There’s nothing scarier than pumpkins, apparently. Pumpkinhead would like to make you think that one of the scariest objects you could encounter in the dark is, in fact, a villainous, orange squash. In some ways, that is true, and whilst this Lance Henriksen led horror is, in fact, devoid of pumpkins, director Stan Winston puts together a solid enough attempt at a creepy environment plagued by a vengeful father, who seeks help from a witch. I’m not a horror junkie, and have yet to really divulge any parts of the genre, so the best place to start is a film about pumpkin monsters, I suppose.
Pumpkinhead himself, looking like a slightly anaemic Xenomorph, terrorises our group of characters and deals with them in a relatively quick fashion. I’m not entirely sure what Pumpkinhead has to do with pumpkins, nor do I know if any pumpkin can sprout arms, legs, teeth and the brain power necessary to torment a group of somewhat troublesome, bland teenage caricatures. Summoned by a witch as an act of vengeance, the torment begins and ends relatively quickly. Much of the film dedicates itself to faux build-up, with no real depth going into any of the characters. It manages to avoid cliché style with characters that don’t fall to predictability. They instead teeter on the fence, never quite falling into detestable or enjoyable, they’re merely present. Ripe for the pumpkin monsters picking.
With Lance Henriksen in the leading role, I did indeed have high hopes. Henriksen seems to be a staple of 80s classics, with Aliens, The Terminator and Near Dark. His performance as Ed Harley is fine, one that starts off strong but soon devolves into rather meandering brushes with tedium. An interesting character, devoid of any real, major interest thanks to an unwieldy plot. There’s not so much you can do with a straight forward horror where a monster terrorises a group, but I wasn’t expecting Pumpkinhead to re-invent the wheel. All I wanted was good, gory fun. What I got was rather underwhelming. The kills are apparently the most engaging part of a slasher or horror, so it’s surprising to see that all of the deaths within this grisly, eerie setting are rather drab and predictable.
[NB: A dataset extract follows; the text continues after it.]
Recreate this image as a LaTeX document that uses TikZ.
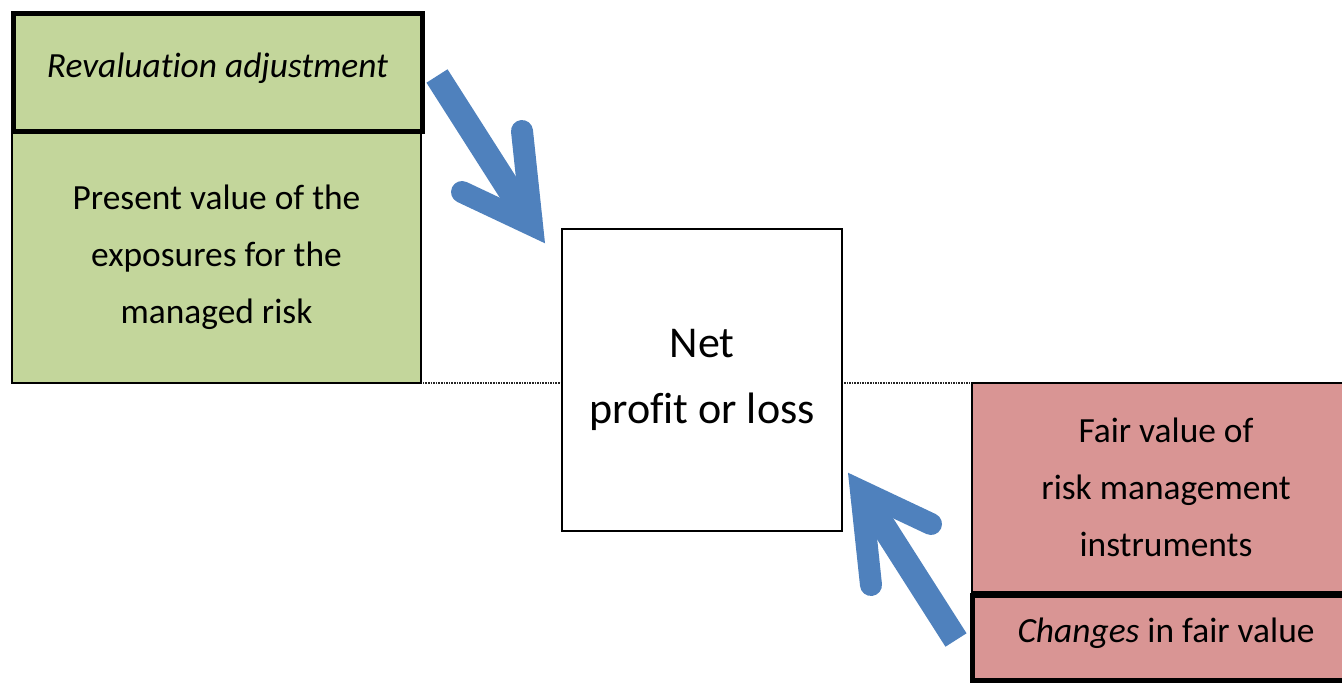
\documentclass[tikz,border=0pt]{standalone}
\usepackage{fontspec}
\setmainfont{Carlito}[Ligatures=NoCommon]
\definecolor{grn}{HTML}{C3D69B}
\definecolor{rd}{HTML}{D99594}
\definecolor{blu}{HTML}{4F81BD}
\begin{document}
\begin{tikzpicture}[x=1pt,y=-1pt,
  thinbox/.style={draw=black, line width=1.3pt, inner sep=0pt, align=center},
  thickbox/.style={draw=black, line width=5pt, inner sep=0pt, align=center},
  shaft/.style={draw=blu, line width=25pt, line cap=butt},
  barbs/.style={draw=blu, line width=22pt, line cap=round, line join=miter},
  sidetext/.style={font=\fontsize{35.4}{57}\selectfont},
  nettext/.style={font=\fontsize{44}{66}\selectfont}]
\useasboundingbox (0,0) rectangle (1342,683);
% dotted horizon line
\coordinate (hl) at (12,383);
\coordinate (hr) at (1342,383);
\draw[densely dotted, line width=1.6pt, black!85] (hl) -- (hr);
% left green boxes
\node[thinbox, fill=grn, minimum width=409pt, minimum height=251pt, sidetext] (present) at (216.5,257.5)
  {Present value of the\\exposures for the\\managed risk};
\node[thickbox, fill=grn, minimum width=409pt, minimum height=118pt, sidetext] (reval) at (217.5,72)
  {\raisebox{14pt}{\itshape Revaluation adjustment}};
% center box
\node[thinbox, fill=white, minimum width=280pt, minimum height=302pt, nettext] (net) at (702,380)
  {Net\\profit or loss};
% right red boxes
\node[thinbox, fill=rd, minimum width=388pt, minimum height=209pt, sidetext] (fair) at (1166,487.5)
  {Fair value of\\risk management\\instruments};
\node[thickbox, fill=rd, minimum width=388pt, minimum height=85pt, sidetext] (changes) at (1166,637.5)
  {\raisebox{14pt}{\textit{Changes} in fair value}};
% arrow 1 (down-right)
\coordinate (a1s) at (437,76);
\coordinate (a1v) at (532,225);
\coordinate (a1b1) at (522,131);
\coordinate (a1b2) at (462,192);
\draw[shaft] (a1s) -- (a1v);
\draw[barbs] (a1b1) -- (a1v) -- (a1b2);
% arrow 2 (up-left)
\coordinate (a2s) at (956,640);
\coordinate (a2v) at (861,491);
\coordinate (a2b1) at (871,585);
\coordinate (a2b2) at (931,524);
\draw[shaft] (a2s) -- (a2v);
\draw[barbs] (a2b1) -- (a2v) -- (a2b2);
\end{tikzpicture}
\end{document}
Boiling down to Pumpkinhead picking up one character and then dropping them on/throwing them through various objects around a barren wasteland of a sparsely populated town makes for rather boring moments. Henriksen, by this point, has fallen apart entirely. His performance of a good-natured father turns sour, he soon dons the cold, furrowed brow we all come to fear, and from there it’s just not all that interesting. He mopes around, his mouth agape half the time, the other half spent scowling at these meddling kids.
Not the worst introduction to forgotten horror flicks, as I’m sure it could’ve been far greater a disaster than this. A lot is left to be desired from Pumpkinhead, a film that nails the atmosphere with some chilling and beautifully choreographed scenes from director Stan Winston, it’s just a shame none of it comes together to provide something scary or entertaining. A colourful, technical marvel, packed to the gills with cannon fodder characters we never get to know, and a leading performer who finds himself in over his depth. I hate to inform you of this, but the monster has no physical resemblance to a pumpkin either, so apologies to those that have been let down by this.